Chronicle is not the first tool to build an AI memory layer from screen captures, but it is notable for its cloud-processing approach. Microsoft Recall (the most prominent feature in the same category) processes screenshots locally on Copilot+ PCs using a dedicated neural processing unit. No screenshot data leaves the device; Recall encrypts its database and requires biometric authentication via Windows Hello.

Screenpipe, an open-source alternative, also takes the local-first approach. Rewind AI, which rebranded to Limitless before being acquired by Meta in December 2025 and shutting down its Mac screen-capture feature, also processed data entirely on-device.
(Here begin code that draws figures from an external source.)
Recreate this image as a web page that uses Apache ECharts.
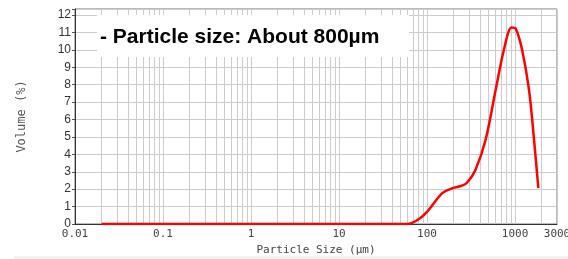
<!DOCTYPE html>
<html style="height: 100%">
<head>
    <meta charset="utf-8">
</head>
<body style="height: 100%; margin: 0; background: #fff">
<div id="container" style="width: 568px; height: 259px"></div>
<script type="text/javascript" src="https://cdn.jsdelivr.net/npm/echarts@6/dist/echarts.min.js"></script>
<script type="text/javascript">
    // particle size (um) and volume (%)
    var sizes = [0.02, 60, 78, 100, 149, 195, 250, 288, 355, 464, 604, 750, 910, 1016, 1200, 1440, 1645, 1840];
    var volumes = [0, 0, 0.23, 0.7, 1.77, 2.06, 2.2, 2.4, 3.1, 4.85, 7.73, 10.04, 11.29, 11.23, 10.04, 7.73, 4.85, 2.06];
    var yTicks = [0, 1, 2, 3, 4, 5, 6, 7, 8, 9, 10, 11, 12];
    var decades = [0.01, 0.1, 1, 10, 100, 1000];
    var note = '- Particle size: About 800\u00b5m';

    var points = sizes.map(function (s, i) { return [s, volumes[i]]; });

    // minor log grid lines 2..9 of each decade (up to 3000)
    var minorLines = [];
    decades.forEach(function (d) {
        for (var k = 2; k <= 9; k++) {
            var v = +(d * k).toPrecision(3);
            if (v < 3000) minorLines.push({xAxis: v});
        }
    });

    var myChart = echarts.init(document.getElementById('container'));

    var option = {
        animation: false,
        grid: {
            left: 75, right: 11, top: 9, bottom: 35,
            outerBoundsMode: 'none',
            show: true, borderColor: '#777', borderWidth: 1
        },
        xAxis: {
            type: 'log',
            logBase: 10,
            min: 0.01,
            max: 3000,
            name: 'Particle Size (\u00b5m)',
            nameLocation: 'middle',
            nameGap: 19,
            nameTextStyle: {fontFamily: 'DejaVu Sans Mono', fontSize: 11, color: '#444'},
            axisLine: {lineStyle: {color: '#333'}},
            axisTick: {show: false},
            axisLabel: {
                fontFamily: 'DejaVu Sans Mono', fontSize: 11, color: '#444', margin: 5,
                formatter: function (v) { return String(+(+v).toPrecision(3)); }
            },
            splitLine: {show: true, lineStyle: {color: '#ccc'}}
        },
        yAxis: {
            type: 'value',
            min: 0,
            max: 12.35,
            interval: 1,
            name: 'Volume (%)',
            nameLocation: 'middle',
            nameGap: 47,
            nameTextStyle: {fontFamily: 'DejaVu Sans Mono', fontSize: 12, color: '#555'},
            axisLine: {show: true, lineStyle: {color: '#333'}},
            axisTick: {show: true, length: 3, lineStyle: {color: '#555'}},
            axisLabel: {
                fontFamily: 'Liberation Sans', fontSize: 12, color: '#333', margin: 4,
                formatter: function (v) { return yTicks.indexOf(v) >= 0 ? String(v) : ''; }
            },
            splitLine: {lineStyle: {color: '#ccc'}}
        },
        graphic: [
            {type: 'rect', z: 100, shape: {x: 97, y: 15, width: 312, height: 42}, style: {fill: '#fff'}},
            {type: 'text', z: 101, x: 100, y: 37, style: {
                text: note, font: 'bold 21px "Liberation Sans"', fill: '#000', verticalAlign: 'middle'
            }},
            {type: 'rect', z: 1, shape: {x: 14, y: 256, width: 554, height: 3}, style: {fill: '#f2f2f2'}}
        ],
        series: [
            {
                type: 'line',
                data: [],
                silent: true,
                markLine: {
                    silent: true,
                    symbol: 'none',
                    label: {show: false},
                    lineStyle: {color: '#ccc', width: 1, type: 'solid'},
                    data: minorLines
                }
            },
            {
                type: 'line',
                data: points,
                smooth: 0.3,
                symbol: 'none',
                lineStyle: {color: '#ff0000', width: 2.5},
                z: 5
            }
        ]
    };

    myChart.setOption(option);
</script>
</body>
</html>
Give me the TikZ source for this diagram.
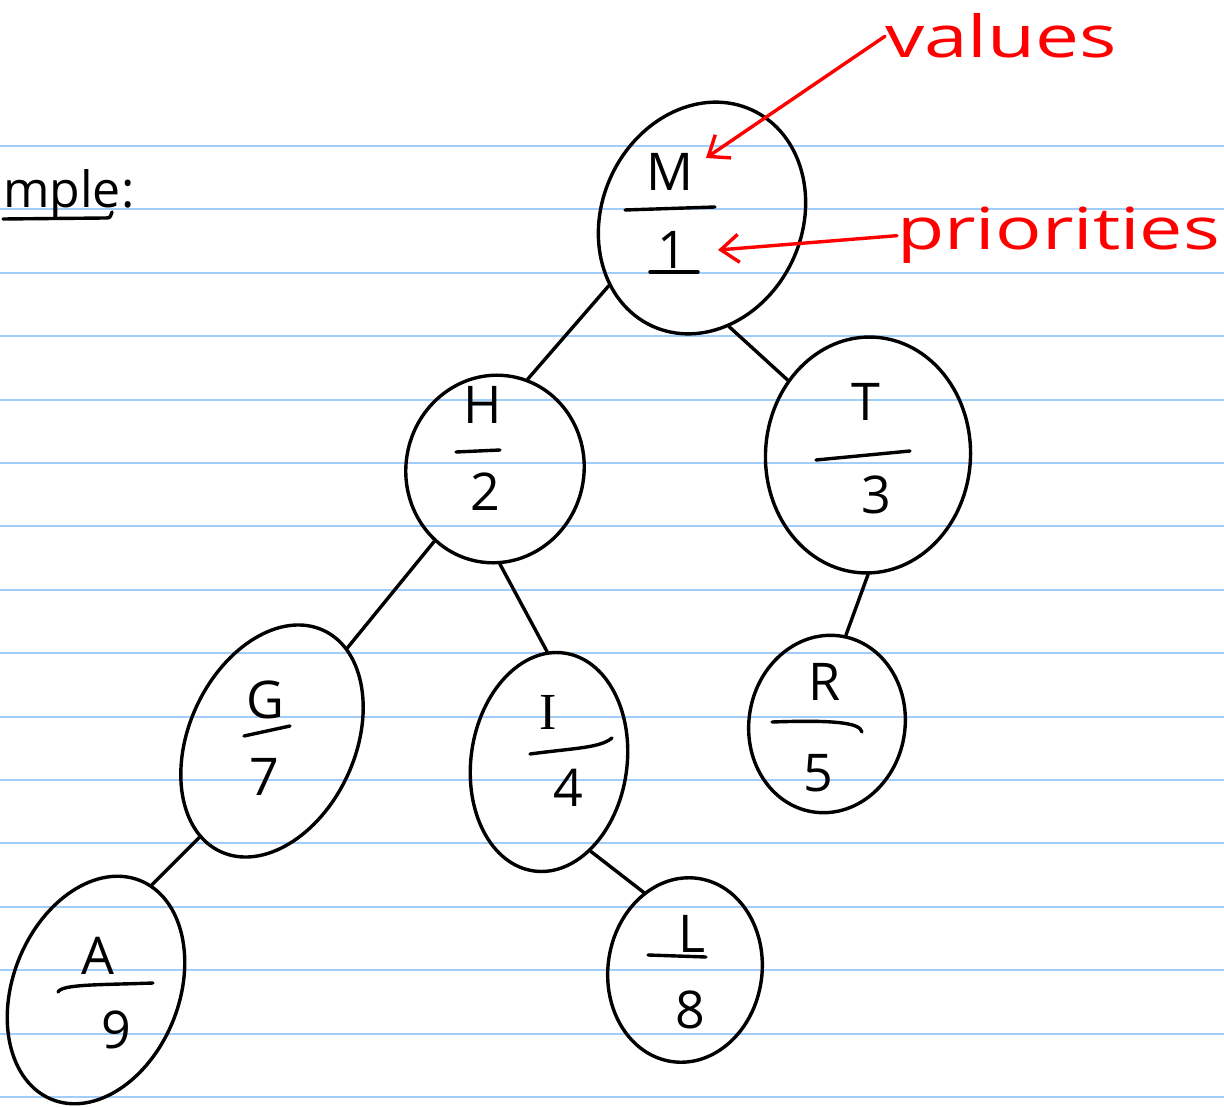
\documentclass[tikz,border=0pt]{standalone}
\usepackage{fontspec}
\setmainfont{Open Sans}
\newfontfamily\serifink{Liberation Serif}
\usetikzlibrary{shapes.geometric,arrows.meta}
\definecolor{ruleblue}{RGB}{160,205,250}
\definecolor{inkred}{RGB}{255,0,0}
\begin{document}
\begin{tikzpicture}[x=1pt,y=-1pt,
  ink/.style={line width=3.4pt, line cap=round, line join=round},
  tnode/.style={ellipse, draw, ink, inner sep=0pt},
  lbl/.style={font=\fontsize{52}{62}\selectfont, inner sep=0pt},
  edge/.style={ink},
  redtxt/.style={text=inkred, font=\fontsize{58}{70}\selectfont, inner sep=0pt},
  redarrow/.style={line width=3.4pt, line cap=round, draw=inkred,
    -{Straight Barb[length=18pt,width=28pt,line width=3.4pt]}}
]
\useasboundingbox[fill=white] (0,0) rectangle (1224,1107);
% ruled paper
\foreach \k in {0,...,15}
  \draw[ruleblue, line width=2pt] (0,{146+63.4*\k}) -- (1224,{146+63.4*\k});

% heading fragment
\node[font=\fontsize{50}{60}\selectfont, inner sep=0pt, anchor=base west] (ex) at (3,208) {mple:};
\draw[ink] (ex.south west |- 0,219) -- (105,218) .. controls (110,218) .. (112,212);

% tree nodes
\node[tnode, minimum width=200pt, minimum height=238pt, rotate=-25] (M) at (702,218) {};
\node[tnode, minimum width=178pt, minimum height=188pt, rotate=-12] (H) at (495,469) {};
\node[tnode, minimum width=205pt, minimum height=236pt, rotate=-3] (T) at (868,455) {};
\node[tnode, minimum width=166pt, minimum height=244pt, rotate=-25] (G) at (272,741) {};
\node[tnode, minimum width=156pt, minimum height=220pt, rotate=-8] (I) at (549,762) {};
\node[tnode, minimum width=156pt, minimum height=178pt, rotate=-10] (R) at (827,724) {};
\node[tnode, minimum width=166pt, minimum height=236pt, rotate=-22] (A) at (96,990) {};
\node[tnode, minimum width=154pt, minimum height=185pt, rotate=-8] (L) at (685,970) {};

% values, fraction bars and priorities
\node[lbl] (Mv) at (670,172) {M};
\draw[ink] (625,210) -- (715,207);
\node[lbl] (Mp) at (672,250) {1};
\draw[ink] (650,272) -- (698,272);

\node[lbl] (Hv) at (483,405) {H};
\draw[ink] (456,452) -- (500,450);
\node[lbl] (Hp) at (485,492) {2};

\node[lbl] (Tv) at (866,402) {T};
\draw[ink] (816,460) -- (910,451);
\node[lbl] (Tp) at (876,495) {3};

\node[lbl] (Gv) at (265,700) {G};
\draw[ink] (244,736) -- (290,726);
\node[lbl] (Gp) at (264,777) {7};

\node[lbl, font=\serifink\fontsize{52}{62}\selectfont] (Iv) at (548,712) {I};
\draw[ink] (530,754) .. controls (575,748) and (600,748) .. (612,738);
\node[lbl] (Ip) at (568,788) {4};

\node[lbl] (Rv) at (825,682) {R};
\draw[ink] (772,722) .. controls (830,720) and (860,722) .. (862,732);
\node[lbl] (Rp) at (818,773) {5};

\node[lbl] (Av) at (98,956) {A};
\draw[ink] (58,992) .. controls (62,984) and (100,985) .. (153,983);
\node[lbl] (Ap) at (116,1030) {9};

\node[lbl] (Lv) at (692,934) {L};
\draw[ink] (648,955) -- (706,957);
\node[lbl] (Lp) at (690,1010) {8};

% tree edges
\draw[edge] (M.241) -- (H.82);
\draw[edge] (M.309) -- (T.140);
\draw[edge] (H.242) -- (G.76);
\draw[edge] (H.285) -- (I.99);
\draw[edge] (T.273) -- (R.88);
\draw[edge] (G.258) -- (A.84);
\draw[edge] (I.303) -- (L.126);

% annotations
\node[redtxt, anchor=base west] (vals) at (885,58) {\scalebox{1.35}[1]{values}};
\node[redtxt, anchor=base west] (prio) at (897,250) {\scalebox{1.33}[1]{priorities}};
\coordinate (valTip) at (706,158);
\coordinate (prioTip) at (718,250);
\draw[redarrow] (vals.west) -- (valTip);
\draw[redarrow] (prio.west) -- (prioTip);
\end{tikzpicture}
\end{document}
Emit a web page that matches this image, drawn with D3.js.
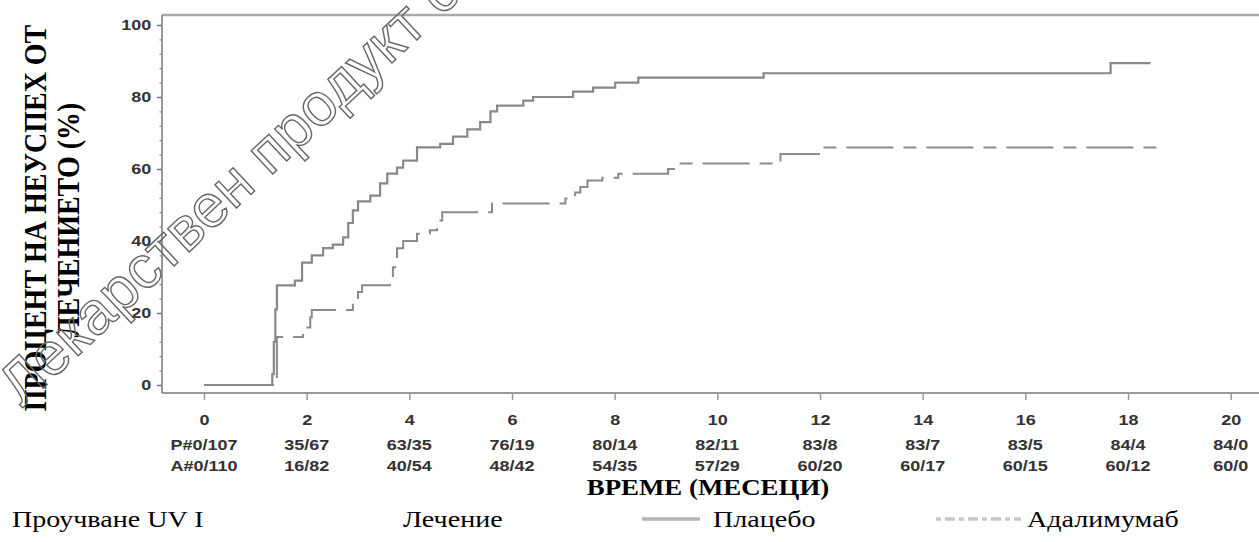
<!DOCTYPE html>
<html>
<head>
<meta charset="utf-8">
<script src="https://cdn.jsdelivr.net/npm/d3@7"></script>
<style>
  body { margin: 0; background: #fff; }
  svg { display: block; }
</style>
</head>
<body>
<div id="vis"></div>
<script>
const FRAME_WIDTH = 1259;
const FRAME_HEIGHT = 542;
const PLOT = {left: 162, top: 15, bottom: 393, right: 1262};

// source image is stretched sideways, so text gets a horizontal scale
const STRETCH = 1.2;

// months on the x axis and the numbers-at-risk table
const months = [0, 2, 4, 6, 8, 10, 12, 14, 16, 18, 20];
const riskPlacebo = ['P#0/107', '35/67', '63/35', '76/19', '80/14', '82/11', '83/8', '83/7', '83/5', '84/4', '84/0'];
const riskAdalimumab = ['A#0/110', '16/82', '40/54', '48/42', '54/35', '57/29', '60/20', '60/17', '60/15', '60/12', '60/0'];
const yTicks = [0, 20, 40, 60, 80, 100];

// Kaplan-Meier steps (months, % failure)
const placeboTime = [0, 1.33, 1.36, 1.39, 1.42, 1.77, 1.91, 2.1, 2.32, 2.51, 2.71, 2.81, 2.9, 3.0, 3.24, 3.43, 3.57, 3.76, 3.88, 4.15, 4.6, 4.85, 5.13, 5.38, 5.58, 5.71, 6.22, 6.41, 7.19, 7.58, 8.01, 8.46, 10.9, 17.66, 18.44];
const placeboPct = [0, 3, 12, 21, 27.7, 29, 34, 36, 38, 39, 41, 45, 48.5, 51, 52.6, 56, 58.7, 60.4, 62.3, 66, 67, 69, 71, 73, 76, 77.6, 79, 80, 81.5, 82.6, 84, 85.4, 86.6, 89.4, 89.4];

const adaTime = [0, 1.42, 1.93, 2.07, 2.1, 2.9, 3.0, 3.08, 3.62, 3.68, 3.76, 3.88, 4.15, 4.4, 4.54, 4.64, 5.61, 7.04, 7.23, 7.33, 7.47, 7.76, 8.07, 9.04, 9.22, 11.23, 12.05, 18.69];
const adaPct = [0, 13.3, 16, 18.8, 20.8, 23.5, 25.8, 27.7, 30, 32.7, 38, 40, 42, 43, 45.7, 48, 50.4, 51.8, 53.5, 55, 56.8, 57.6, 58.7, 60, 61.5, 64.2, 66, 66];

const legendLabels = ['Проучване UV I', 'Лечение', 'Плацебо', 'Адалимумаб'];

const FRAME = d3.select('#vis')
  .append('svg')
    .attr('width', FRAME_WIDTH)
    .attr('height', FRAME_HEIGHT);

FRAME.append('rect')
  .attr('width', FRAME_WIDTH)
  .attr('height', FRAME_HEIGHT)
  .attr('fill', '#fff');

// scales
const X_SCALE = d3.scaleLinear().domain([0, 20]).range([204, 1230.7]);
const Y_SCALE = d3.scaleLinear().domain([0, 100]).range([385, 25]);

// frame lines
FRAME.append('line')
  .attr('x1', PLOT.left).attr('x2', PLOT.right)
  .attr('y1', PLOT.top).attr('y2', PLOT.top)
  .attr('stroke', '#aaa').attr('stroke-width', 2.5);
FRAME.append('line')
  .attr('x1', PLOT.left).attr('x2', PLOT.left)
  .attr('y1', PLOT.top).attr('y2', PLOT.bottom)
  .attr('stroke', '#777').attr('stroke-width', 1.5);
FRAME.append('line')
  .attr('x1', PLOT.left).attr('x2', PLOT.right)
  .attr('y1', PLOT.bottom).attr('y2', PLOT.bottom)
  .attr('stroke', '#777').attr('stroke-width', 1.5);

// y axis, major + minor ticks
const yAxis = FRAME.append('g')
  .attr('transform', 'translate(' + PLOT.left + ',0)')
  .call(d3.axisLeft(Y_SCALE).tickValues(yTicks).tickSize(5).tickPadding(4).tickSizeOuter(0));
yAxis.select('.domain').remove();
yAxis.selectAll('line').attr('stroke', '#777').attr('stroke-width', 1.5);
yAxis.selectAll('text')
  .attr('font-family', 'Liberation Sans, Arial, sans-serif')
  .attr('font-size', 15)
  .attr('font-weight', 'bold')
  .attr('fill', '#333')
  .attr('transform', 'scale(' + STRETCH + ',1)');

const yMinor = FRAME.append('g')
  .attr('transform', 'translate(' + PLOT.left + ',0)')
  .call(d3.axisLeft(Y_SCALE)
    .tickValues(d3.range(0, 101, 4).filter(d => d % 20 !== 0))
    .tickSize(2.5).tickFormat(''));
yMinor.select('.domain').remove();
yMinor.selectAll('line').attr('stroke', '#888').attr('stroke-width', 1.2);

// x axis
const xAxis = FRAME.append('g')
  .attr('transform', 'translate(0,' + PLOT.bottom + ')')
  .call(d3.axisBottom(X_SCALE).tickValues(months).tickSize(7).tickPadding(14).tickSizeOuter(0));
xAxis.select('.domain').remove();
xAxis.selectAll('line').attr('stroke', '#999').attr('stroke-width', 1.5);
xAxis.selectAll('text')
  .attr('font-family', 'Liberation Sans, Arial, sans-serif')
  .attr('font-size', 15)
  .attr('font-weight', 'bold')
  .attr('fill', '#333')
  .attr('transform', 'scale(' + STRETCH + ',1)');

// numbers at risk, bottom row is cut off in the original
FRAME.append('clipPath')
  .attr('id', 'riskClip')
  .append('rect')
    .attr('x', 0).attr('y', 430)
    .attr('width', FRAME_WIDTH).attr('height', 42);

const riskRows = [
  {labels: riskPlacebo, y: 445},
  {labels: riskAdalimumab, y: 466}
];

const riskG = FRAME.append('g').attr('clip-path', 'url(#riskClip)');
riskRows.forEach(row => {
  riskG.selectAll(null)
    .data(months)
    .enter()
    .append('text')
      .attr('transform', (d) => 'translate(' + X_SCALE(d) + ',' + row.y + ') scale(' + STRETCH + ',1)')
      .attr('text-anchor', 'middle')
      .attr('dy', '0.36em')
      .attr('font-family', 'Liberation Sans, Arial, sans-serif')
      .attr('font-size', 15)
      .attr('font-weight', 'bold')
      .attr('fill', '#333')
      .text((d, i) => row.labels[i]);
});

// survival curves
const stepLine = d3.line()
  .x(d => X_SCALE(d[0]))
  .y(d => Y_SCALE(d[1]))
  .curve(d3.curveStepAfter);

FRAME.append('path')
  .datum(d3.zip(adaTime, adaPct))
  .attr('d', stepLine)
  .attr('fill', 'none')
  .attr('stroke', '#8a8a8a')
  .attr('stroke-width', 2)
  .attr('stroke-dasharray', '47,10,13,10');

FRAME.append('path')
  .datum(d3.zip(placeboTime, placeboPct))
  .attr('d', stepLine)
  .attr('fill', 'none')
  .attr('stroke', '#888')
  .attr('stroke-width', 2.2);

// axis titles
FRAME.append('text')
  .attr('transform', 'translate(708,495) scale(1.12,1)')
  .attr('text-anchor', 'middle')
  .attr('font-family', 'Liberation Serif, Times New Roman, serif')
  .attr('font-size', 24)
  .attr('font-weight', 'bold')
  .text('ВРЕМЕ (МЕСЕЦИ)');

FRAME.append('text')
  .attr('transform', 'translate(35,218) rotate(-90) scale(1,1.15)')
  .attr('text-anchor', 'middle')
  .attr('dominant-baseline', 'central')
  .attr('font-family', 'Liberation Serif, Times New Roman, serif')
  .attr('font-size', 28)
  .attr('font-weight', 'bold')
  .text('ПРОЦЕНТ НА НЕУСПЕХ ОТ');

FRAME.append('text')
  .attr('transform', 'translate(68,220) rotate(-90) scale(1,1.15)')
  .attr('text-anchor', 'middle')
  .attr('dominant-baseline', 'central')
  .attr('font-family', 'Liberation Serif, Times New Roman, serif')
  .attr('font-size', 28)
  .attr('font-weight', 'bold')
  .text('ЛЕЧЕНИЕТО (%)');

// legend row
const legendX = [12, 403, 713, 1027];
FRAME.selectAll('.legend-text')
  .data(legendLabels)
  .enter()
  .append('text')
    .attr('class', 'legend-text')
    .attr('transform', (d, i) => 'translate(' + legendX[i] + ',527) scale(1.22,1)')
    .attr('font-family', 'Liberation Serif, Times New Roman, serif')
    .attr('font-size', 23)
    .text(d => d);

FRAME.append('line')
  .attr('x1', 642).attr('x2', 700)
  .attr('y1', 519).attr('y2', 519)
  .attr('stroke', '#b5b5b5').attr('stroke-width', 3.5);
FRAME.append('line')
  .attr('x1', 936).attr('x2', 1021)
  .attr('y1', 519).attr('y2', 519)
  .attr('stroke', '#c8c8c8').attr('stroke-width', 3.5)
  .attr('stroke-dasharray', '5,4,10,4');

// watermark, outlined letters
FRAME.append('text')
  .attr('transform', 'translate(22,408) rotate(-43)')
  .attr('font-family', 'Liberation Sans, Arial, sans-serif')
  .attr('font-size', 60)
  .attr('fill', 'none')
  .attr('stroke', '#666')
  .attr('stroke-width', 1.4)
  .text('Лекарствен продукт с невалидно разрешение');
</script>
</body>
</html>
Chronicle's design moves in the opposite direction: screenshots leave the device for server-side processing, and the resulting memories sit on disk without encryption. The Next Web described this as "direct tension with the privacy-first direction that much of the industry has been moving toward."

For developers who trust OpenAI's data handling, Chronicle offers something competitors haven't shipped: tight integration with an AI coding agent that can act on screen context directly, not just record it.

What's Next

Chronicle is a research preview, and OpenAI has not indicated a timeline for general availability or expansion to the EU, UK, or Switzerland. The geographic exclusions strongly suggest OpenAI recognizes the feature's incompatibility with GDPR requirements around data minimization.

The broader trajectory is clear. Cursor 3 and Claude Code show that AI coding tools are racing to reduce friction between developer intent and execution.

Chronicle positions Codex to know what a developer is working on before they say a word. Whether that trade-off (ambient screen capture routed through OpenAI's cloud) is one developers will accept at scale remains the open question.